- [THE TASK]: From the first line of the data down to and including the line with "from matplotlib.patches import Rectangle", copy everything exactly, leaving out pictures.

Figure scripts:
——

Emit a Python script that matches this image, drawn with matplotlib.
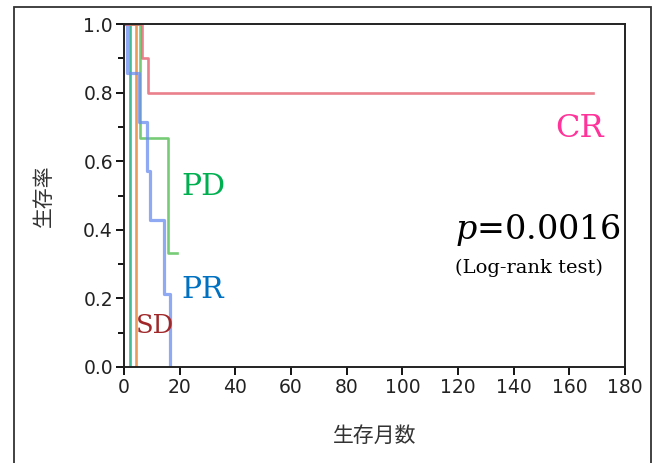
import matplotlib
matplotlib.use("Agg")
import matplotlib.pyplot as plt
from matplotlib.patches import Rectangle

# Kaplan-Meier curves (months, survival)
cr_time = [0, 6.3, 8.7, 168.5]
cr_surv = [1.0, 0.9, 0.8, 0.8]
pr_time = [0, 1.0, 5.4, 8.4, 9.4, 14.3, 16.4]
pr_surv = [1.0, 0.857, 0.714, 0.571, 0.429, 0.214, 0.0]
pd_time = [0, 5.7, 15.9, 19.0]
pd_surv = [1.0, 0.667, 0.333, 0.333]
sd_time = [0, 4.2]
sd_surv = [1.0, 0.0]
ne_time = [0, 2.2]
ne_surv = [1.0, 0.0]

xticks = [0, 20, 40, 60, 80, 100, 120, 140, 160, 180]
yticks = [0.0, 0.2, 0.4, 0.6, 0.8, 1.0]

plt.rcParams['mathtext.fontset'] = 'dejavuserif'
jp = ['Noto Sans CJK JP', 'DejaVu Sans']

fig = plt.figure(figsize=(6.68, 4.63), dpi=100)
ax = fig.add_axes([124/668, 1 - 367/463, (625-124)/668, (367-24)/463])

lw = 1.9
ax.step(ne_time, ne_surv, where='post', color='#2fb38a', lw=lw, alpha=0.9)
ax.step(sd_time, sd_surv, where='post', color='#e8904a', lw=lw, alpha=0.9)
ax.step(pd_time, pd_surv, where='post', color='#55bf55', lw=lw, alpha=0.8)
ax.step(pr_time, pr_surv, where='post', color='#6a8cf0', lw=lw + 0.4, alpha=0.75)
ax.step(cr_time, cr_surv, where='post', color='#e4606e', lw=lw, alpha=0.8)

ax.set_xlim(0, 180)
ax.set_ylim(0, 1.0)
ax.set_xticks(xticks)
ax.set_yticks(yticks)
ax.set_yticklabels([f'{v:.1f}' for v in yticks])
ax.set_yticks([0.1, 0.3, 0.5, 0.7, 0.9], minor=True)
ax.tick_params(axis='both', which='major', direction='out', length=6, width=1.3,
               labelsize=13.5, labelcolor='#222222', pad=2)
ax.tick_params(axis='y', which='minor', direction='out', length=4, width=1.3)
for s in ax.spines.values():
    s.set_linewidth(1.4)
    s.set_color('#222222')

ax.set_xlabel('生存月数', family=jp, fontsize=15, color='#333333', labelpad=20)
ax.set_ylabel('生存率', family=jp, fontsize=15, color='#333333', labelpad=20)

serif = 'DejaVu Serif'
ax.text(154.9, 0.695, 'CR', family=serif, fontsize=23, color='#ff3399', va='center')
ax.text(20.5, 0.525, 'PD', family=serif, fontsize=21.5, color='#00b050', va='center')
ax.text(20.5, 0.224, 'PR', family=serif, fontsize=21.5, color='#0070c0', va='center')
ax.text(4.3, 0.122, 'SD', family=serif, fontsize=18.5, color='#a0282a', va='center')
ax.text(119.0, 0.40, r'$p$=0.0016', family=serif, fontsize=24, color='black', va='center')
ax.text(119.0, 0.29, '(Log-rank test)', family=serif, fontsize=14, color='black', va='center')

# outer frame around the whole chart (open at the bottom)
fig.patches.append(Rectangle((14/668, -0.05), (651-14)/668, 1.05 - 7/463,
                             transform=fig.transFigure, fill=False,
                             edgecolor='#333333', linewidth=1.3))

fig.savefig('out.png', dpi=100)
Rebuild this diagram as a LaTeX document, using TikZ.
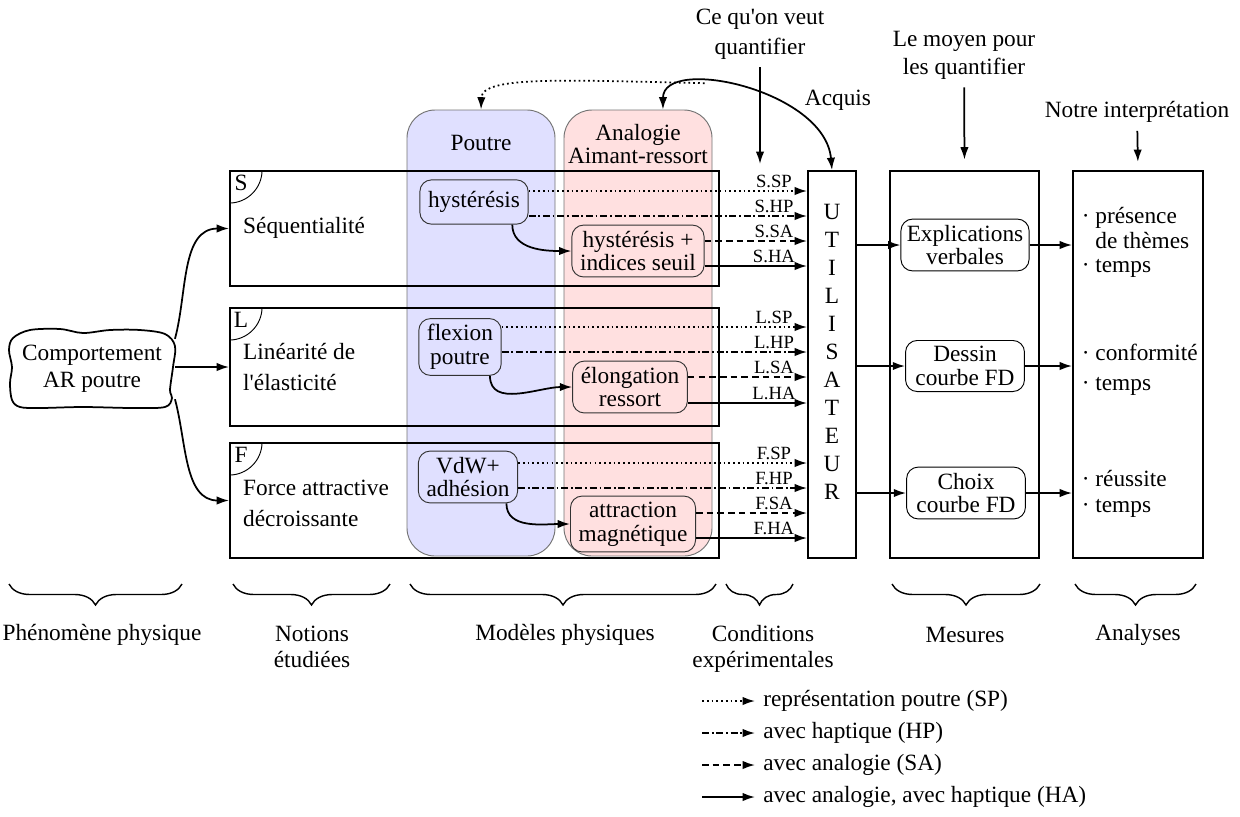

——

- [SOLVED EXERCISE]:
Emit a Python script that matches this image, drawn with matplotlib.
import matplotlib
matplotlib.use("Agg")
import matplotlib.pyplot as plt
from matplotlib.patches import Rectangle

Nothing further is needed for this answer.